What Is Worse, a Problem Child or No Problems at All?
“I’m sorry I’m such a problem child,” my direct report says to me. In reply, I say, “It’s okay. I have many problem children.”
What exactly is a “problem child?” In actual parenting, it would be the kid that gives his or her parents more than their fair share of trouble. In business, it’s an employee that brings up a lot of problematic issues to his or her boss. The idea is that an ideal employee would have no problems whatsoever. That’s when we should ask ourselves as leaders, is that really ideal?
Problems
My direct reports are leaders themselves. I encourage them to bring problems to me for a variety of reasons. They may want to make me aware, so I don’t get surprised. They may want my coaching to help them solve the issue. They may just want a safe place to process their thoughts and feelings out loud.

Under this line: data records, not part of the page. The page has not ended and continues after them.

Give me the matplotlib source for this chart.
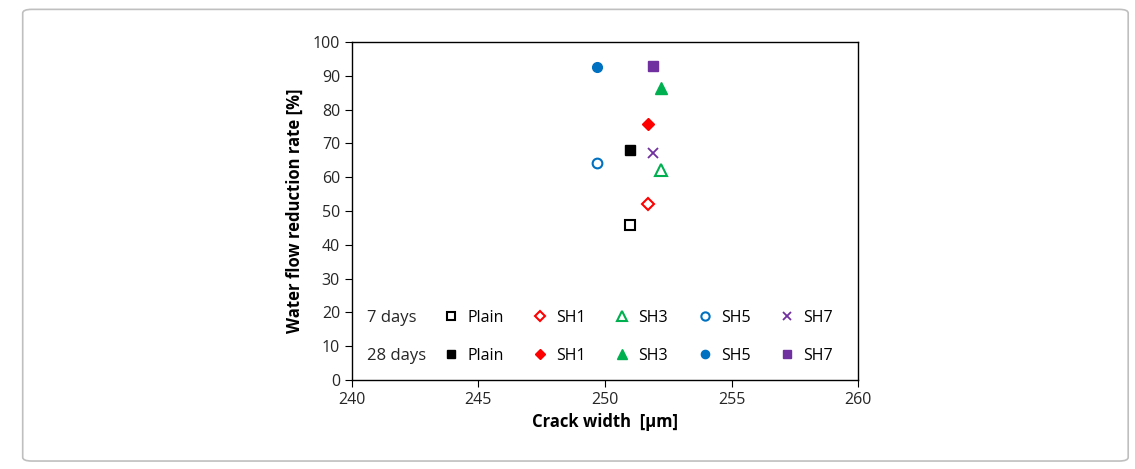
import matplotlib
matplotlib.use("Agg")
import matplotlib.pyplot as plt
from matplotlib.patches import FancyBboxPatch

plt.rcParams['font.family'] = ['Open Sans', 'DejaVu Sans']

mixes = ['Plain', 'SH1', 'SH3', 'SH5', 'SH7']
crack_width = [251.0, 251.7, 252.2, 249.7, 251.9]
reduction_7d = [46.0, 52.0, 62.2, 64.1, 67.3]
reduction_28d = [68.0, 75.6, 86.4, 92.5, 92.9]

colors = ['black', '#ff0000', '#00b050', '#0070c0', '#7030a0']
markers_7d = ['s', 'D', '^', 'o', 'x']
markers_28d = ['s', 'D', '^', 'o', 's']
sizes_7d = [7, 6, 8, 7, 7]
sizes_28d = [7, 6, 8, 7, 7]

fig = plt.figure(figsize=(11.35, 4.69), dpi=100)
fig.patches.append(FancyBboxPatch((0.02, 0.017), 0.974, 0.963, boxstyle="round,pad=0,rounding_size=0.008",
                                  transform=fig.transFigure, facecolor='white', edgecolor='#bfbfbf', lw=1.2,
                                  zorder=-10))
ax = fig.add_axes([0.310, 0.1898, 0.446, 0.7206])
ax.patch.set_alpha(0)

h7, h28 = [], []
for i, m in enumerate(mixes):
    if markers_7d[i] == 'x':
        l7, = ax.plot(crack_width[i], reduction_7d[i], ls='none', marker='x', ms=sizes_7d[i],
                      color=colors[i], mew=1.3)
    else:
        l7, = ax.plot(crack_width[i], reduction_7d[i], ls='none', marker=markers_7d[i], ms=sizes_7d[i],
                      mfc='white', mec=colors[i], mew=1.5)
    l28, = ax.plot(crack_width[i], reduction_28d[i], ls='none', marker=markers_28d[i], ms=sizes_28d[i],
                   color=colors[i], mec=colors[i])
    h7.append(l7)
    h28.append(l28)

handles, labels = [], []
for i, m in enumerate(mixes):
    handles += [h7[i], h28[i]]
    labels += [m, m]

ax.legend(handles, labels, ncol=5, loc='lower left', bbox_to_anchor=(0.155, 0.006), frameon=False,
          fontsize=11.5, handlelength=0.8, handletextpad=0.6, columnspacing=1.9, labelspacing=1.37,
          markerscale=0.85)
ax.text(0.03, 0.184, '7 days', transform=ax.transAxes, fontsize=12, va='center', color='#262626')
ax.text(0.03, 0.072, '28 days', transform=ax.transAxes, fontsize=12, va='center', color='#262626')

ax.set_xlim(240, 260)
ax.set_ylim(0, 100)
ax.set_xticks(range(240, 261, 5))
ax.set_yticks(range(0, 101, 10))
ax.tick_params(direction='out', length=5, labelsize=11.5, labelcolor='#262626')
for s in ax.spines.values():
    s.set_linewidth(1.0)
ax.set_xlabel('Crack width  [μm]', fontsize=12, fontweight='bold', labelpad=4)
ax.set_ylabel('Water flow reduction rate [%]', fontsize=12, fontweight='bold', labelpad=6)

fig.savefig('out.png', dpi=100)
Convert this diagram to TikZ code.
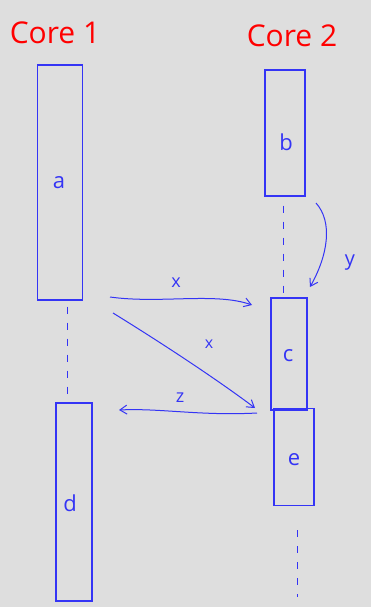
\documentclass[tikz,border=0pt]{standalone}
\usepackage{fontspec}
\setmainfont{Open Sans}
\usetikzlibrary{arrows.meta,calc}
\definecolor{pen}{RGB}{52,52,245}
\definecolor{ink}{RGB}{255,0,0}
\definecolor{paper}{RGB}{222,222,222}
\tikzset{
  block/.style={draw=pen, line width=1.4pt, rectangle, inner sep=0pt},
  tag/.style={text=pen, font=\fontsize{22}{24}\selectfont},
  title/.style={text=ink, font=\fontsize{30}{32}\selectfont},
  link/.style={draw=pen, line width=1pt, -{Straight Barb[length=7pt,width=9pt]}},
  gap/.style={draw=pen, line width=0.9pt, dash pattern=on 7pt off 9pt},
}
\begin{document}
\begin{tikzpicture}[x=1pt,y=-1pt]
  % canvas
  \fill[paper] (0,0) rectangle (371,607);
  \useasboundingbox (0,0) rectangle (371,607);

  % core headings
  \node[title] (core1) at (55,33) {Core 1};
  \node[title] (core2) at (292,36) {Core 2};

  % segments on core 1
  \node[block, minimum width=45pt, minimum height=235pt] (a) at (60,182.5) {};
  \node[block, minimum width=36pt, minimum height=198pt] (d) at (74,502) {};
  % segments on core 2
  \node[block, minimum width=40pt, minimum height=126pt] (b) at (285,133) {};
  \node[block, minimum width=36pt, minimum height=112pt] (c) at (289,354) {};
  \node[block, minimum width=40pt, minimum height=97pt] (e) at (294,457) {};

  % segment letters
  \node[tag] (la) at (59,183) {a};
  \node[tag] (lb) at (286,142) {b};
  \node[tag] (lc) at (288,356) {c};
  \node[tag] (le) at (294,460) {e};
  \node[tag] (ld) at (70,503) {d};

  % gaps between segments
  \draw[gap] ([xshift=7pt,yshift=-6pt]a.south) -- ([xshift=-7pt,yshift=4pt]d.north);
  \draw[gap] ([xshift=-2pt,yshift=-9pt]b.south) -- ([xshift=-6pt,yshift=4pt]c.north);
  \coordinate (tail) at (297,597);
  \draw[gap] ([xshift=3pt,yshift=-24pt]e.south) -- (tail);

  % transfers
  \coordinate (x1s) at (110,297);
  \coordinate (x1e) at (252,305);
  \draw[link] (x1s) .. controls (160,304) and (215,292) .. (x1e);
  \node[tag, font=\fontsize{18}{20}\selectfont] (lx1) at (176,283) {x};

  \coordinate (x2s) at (113,313);
  \coordinate (x2e) at (255,408);
  \draw[link] (x2s) .. controls (160,342) and (215,378) .. (x2e);
  \node[tag, font=\fontsize{16}{18}\selectfont] (lx2) at (209,344) {x};

  \coordinate (zs) at (257,413);
  \coordinate (ze) at (119,410);
  \draw[link] (zs) .. controls (200,416) and (160,408) .. (ze);
  \node[tag, font=\fontsize{18}{20}\selectfont] (lz) at (180,398) {z};

  \coordinate (ys) at (316,203);
  \coordinate (ye) at (310,287);
  \draw[link] (ys) .. controls (333,222) and (328,255) .. (ye);
  \node[tag, font=\fontsize{20}{22}\selectfont] (ly) at (350,263) {y};
\end{tikzpicture}
\end{document}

In all of this, we make progress as a team. We grow together. Yet, at the end of the interaction, they feel as if they’ve unduly burdened me as my “problem child.” It’s not only okay. It’s altogether good.
No problems
Let’s consider the inverse. What if I had leaders that reported to me that hid problems? What if they felt that sharing problems with me was a weakness, and therefore they tried to figure everything out on their own? What if they felt like they couldn’t be open with me because I wasn’t safe to talk to?
All of that sounds absolutely terrible and downright dysfunctional. Yet that’s how many teams operate.
So, for the record, I love my problem children, even though they all bring me many problems. Together, we avoid surprises, we use our collective wisdom to find solutions, and we are just all-around more open. Isn’t that the way it should be? I think so.